Exactly the lines from the opening of the records through the line containing "at (61,190) (y-lb)" should be copied, with both included.

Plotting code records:
══════════════════════════════

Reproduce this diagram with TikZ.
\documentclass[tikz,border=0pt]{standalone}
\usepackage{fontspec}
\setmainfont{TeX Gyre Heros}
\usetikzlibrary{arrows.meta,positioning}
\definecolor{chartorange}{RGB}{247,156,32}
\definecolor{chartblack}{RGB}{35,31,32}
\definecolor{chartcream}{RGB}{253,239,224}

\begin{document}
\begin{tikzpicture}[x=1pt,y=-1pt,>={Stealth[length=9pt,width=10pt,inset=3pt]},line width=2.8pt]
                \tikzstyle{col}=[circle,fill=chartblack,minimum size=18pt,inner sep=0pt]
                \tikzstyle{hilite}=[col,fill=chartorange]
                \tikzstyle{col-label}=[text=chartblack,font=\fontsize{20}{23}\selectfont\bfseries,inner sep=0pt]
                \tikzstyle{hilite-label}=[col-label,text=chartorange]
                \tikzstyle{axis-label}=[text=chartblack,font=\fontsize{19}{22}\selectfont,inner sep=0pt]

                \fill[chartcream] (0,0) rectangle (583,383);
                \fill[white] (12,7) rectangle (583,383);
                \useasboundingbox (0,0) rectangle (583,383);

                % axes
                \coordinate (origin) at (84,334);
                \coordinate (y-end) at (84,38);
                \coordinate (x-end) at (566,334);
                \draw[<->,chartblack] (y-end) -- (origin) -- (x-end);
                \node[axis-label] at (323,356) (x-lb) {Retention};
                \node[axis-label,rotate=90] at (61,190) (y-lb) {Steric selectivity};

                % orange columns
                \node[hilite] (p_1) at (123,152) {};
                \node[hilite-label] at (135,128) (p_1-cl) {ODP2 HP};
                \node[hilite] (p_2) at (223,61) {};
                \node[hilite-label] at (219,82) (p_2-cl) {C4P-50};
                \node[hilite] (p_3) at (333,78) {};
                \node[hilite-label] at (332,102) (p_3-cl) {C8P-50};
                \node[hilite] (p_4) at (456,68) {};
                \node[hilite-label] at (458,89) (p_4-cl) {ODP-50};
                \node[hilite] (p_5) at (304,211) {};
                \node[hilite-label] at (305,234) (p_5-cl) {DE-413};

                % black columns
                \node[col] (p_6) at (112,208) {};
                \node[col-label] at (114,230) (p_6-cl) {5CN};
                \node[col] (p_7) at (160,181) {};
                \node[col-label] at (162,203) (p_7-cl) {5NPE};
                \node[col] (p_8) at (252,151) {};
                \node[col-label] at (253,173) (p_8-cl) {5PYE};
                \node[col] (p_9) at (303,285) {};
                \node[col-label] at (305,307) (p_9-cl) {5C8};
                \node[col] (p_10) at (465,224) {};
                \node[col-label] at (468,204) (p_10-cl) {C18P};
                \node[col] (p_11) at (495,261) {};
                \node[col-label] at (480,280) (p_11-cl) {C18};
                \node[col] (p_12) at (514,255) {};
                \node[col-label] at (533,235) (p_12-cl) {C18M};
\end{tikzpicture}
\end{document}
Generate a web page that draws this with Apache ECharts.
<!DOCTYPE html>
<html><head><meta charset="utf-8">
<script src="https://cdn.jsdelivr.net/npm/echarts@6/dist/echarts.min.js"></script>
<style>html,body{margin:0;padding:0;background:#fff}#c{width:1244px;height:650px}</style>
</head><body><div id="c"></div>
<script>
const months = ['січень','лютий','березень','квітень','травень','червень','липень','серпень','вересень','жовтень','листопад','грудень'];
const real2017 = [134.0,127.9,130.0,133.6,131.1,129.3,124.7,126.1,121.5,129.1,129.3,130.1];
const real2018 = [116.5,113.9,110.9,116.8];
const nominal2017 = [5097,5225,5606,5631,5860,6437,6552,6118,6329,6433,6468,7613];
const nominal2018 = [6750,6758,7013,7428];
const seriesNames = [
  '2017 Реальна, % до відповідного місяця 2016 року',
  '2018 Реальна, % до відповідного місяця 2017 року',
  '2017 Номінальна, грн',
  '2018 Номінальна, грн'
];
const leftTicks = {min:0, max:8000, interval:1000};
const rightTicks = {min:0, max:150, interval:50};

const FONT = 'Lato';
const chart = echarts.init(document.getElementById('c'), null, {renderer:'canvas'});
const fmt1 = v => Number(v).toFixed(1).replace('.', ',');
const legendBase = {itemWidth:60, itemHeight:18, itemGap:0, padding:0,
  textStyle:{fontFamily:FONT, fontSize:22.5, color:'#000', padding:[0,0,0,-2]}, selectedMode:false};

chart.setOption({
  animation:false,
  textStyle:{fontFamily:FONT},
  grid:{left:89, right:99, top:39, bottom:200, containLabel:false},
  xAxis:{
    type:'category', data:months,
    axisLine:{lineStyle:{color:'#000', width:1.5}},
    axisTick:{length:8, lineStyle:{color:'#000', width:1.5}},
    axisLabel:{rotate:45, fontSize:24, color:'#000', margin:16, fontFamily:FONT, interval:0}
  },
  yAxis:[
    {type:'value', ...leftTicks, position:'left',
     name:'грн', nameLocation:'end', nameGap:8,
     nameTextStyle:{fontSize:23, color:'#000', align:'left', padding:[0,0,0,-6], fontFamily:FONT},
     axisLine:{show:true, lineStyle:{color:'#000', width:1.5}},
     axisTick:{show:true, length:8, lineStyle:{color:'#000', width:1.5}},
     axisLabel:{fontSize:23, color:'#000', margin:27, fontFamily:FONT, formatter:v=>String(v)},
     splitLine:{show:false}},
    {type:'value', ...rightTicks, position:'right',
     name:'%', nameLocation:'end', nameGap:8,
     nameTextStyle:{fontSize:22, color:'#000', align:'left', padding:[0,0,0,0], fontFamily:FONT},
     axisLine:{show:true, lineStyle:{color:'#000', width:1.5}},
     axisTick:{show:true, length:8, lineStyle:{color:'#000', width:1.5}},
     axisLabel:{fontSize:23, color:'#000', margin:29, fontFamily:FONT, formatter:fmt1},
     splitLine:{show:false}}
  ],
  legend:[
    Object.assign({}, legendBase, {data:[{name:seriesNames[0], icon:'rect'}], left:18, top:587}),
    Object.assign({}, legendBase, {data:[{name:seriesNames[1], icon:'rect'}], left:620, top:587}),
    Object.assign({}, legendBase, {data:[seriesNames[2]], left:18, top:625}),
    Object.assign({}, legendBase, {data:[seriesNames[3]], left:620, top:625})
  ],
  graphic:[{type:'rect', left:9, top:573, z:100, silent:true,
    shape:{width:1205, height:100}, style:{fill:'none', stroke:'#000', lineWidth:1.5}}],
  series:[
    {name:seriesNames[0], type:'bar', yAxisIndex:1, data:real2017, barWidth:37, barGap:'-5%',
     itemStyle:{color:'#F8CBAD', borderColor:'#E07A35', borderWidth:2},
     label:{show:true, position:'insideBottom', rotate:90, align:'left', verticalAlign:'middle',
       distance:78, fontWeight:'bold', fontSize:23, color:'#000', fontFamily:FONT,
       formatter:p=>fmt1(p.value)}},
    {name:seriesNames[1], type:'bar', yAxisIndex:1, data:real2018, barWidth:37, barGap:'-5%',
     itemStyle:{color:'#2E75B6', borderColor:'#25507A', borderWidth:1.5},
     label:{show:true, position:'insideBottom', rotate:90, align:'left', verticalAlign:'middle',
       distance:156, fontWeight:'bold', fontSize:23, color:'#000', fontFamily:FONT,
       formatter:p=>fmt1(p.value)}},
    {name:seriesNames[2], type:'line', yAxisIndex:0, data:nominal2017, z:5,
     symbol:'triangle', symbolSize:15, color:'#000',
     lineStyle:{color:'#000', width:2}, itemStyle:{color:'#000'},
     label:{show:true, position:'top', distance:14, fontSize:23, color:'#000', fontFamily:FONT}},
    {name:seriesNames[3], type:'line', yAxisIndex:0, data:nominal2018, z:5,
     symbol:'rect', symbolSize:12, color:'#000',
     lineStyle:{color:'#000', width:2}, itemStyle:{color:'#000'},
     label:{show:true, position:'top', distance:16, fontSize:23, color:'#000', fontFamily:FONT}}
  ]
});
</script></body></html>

══════════════════════════════

**Answer**:
Reproduce this diagram with TikZ.
\documentclass[tikz,border=0pt]{standalone}
\usepackage{fontspec}
\setmainfont{TeX Gyre Heros}
\usetikzlibrary{arrows.meta,positioning}
\definecolor{chartorange}{RGB}{247,156,32}
\definecolor{chartblack}{RGB}{35,31,32}
\definecolor{chartcream}{RGB}{253,239,224}

\begin{document}
\begin{tikzpicture}[x=1pt,y=-1pt,>={Stealth[length=9pt,width=10pt,inset=3pt]},line width=2.8pt]
                \tikzstyle{col}=[circle,fill=chartblack,minimum size=18pt,inner sep=0pt]
                \tikzstyle{hilite}=[col,fill=chartorange]
                \tikzstyle{col-label}=[text=chartblack,font=\fontsize{20}{23}\selectfont\bfseries,inner sep=0pt]
                \tikzstyle{hilite-label}=[col-label,text=chartorange]
                \tikzstyle{axis-label}=[text=chartblack,font=\fontsize{19}{22}\selectfont,inner sep=0pt]

                \fill[chartcream] (0,0) rectangle (583,383);
                \fill[white] (12,7) rectangle (583,383);
                \useasboundingbox (0,0) rectangle (583,383);

                % axes
                \coordinate (origin) at (84,334);
                \coordinate (y-end) at (84,38);
                \coordinate (x-end) at (566,334);
                \draw[<->,chartblack] (y-end) -- (origin) -- (x-end);
                \node[axis-label] at (323,356) (x-lb) {Retention};
                \node[axis-label,rotate=90] at (61,190) (y-lb) {Steric selectivity};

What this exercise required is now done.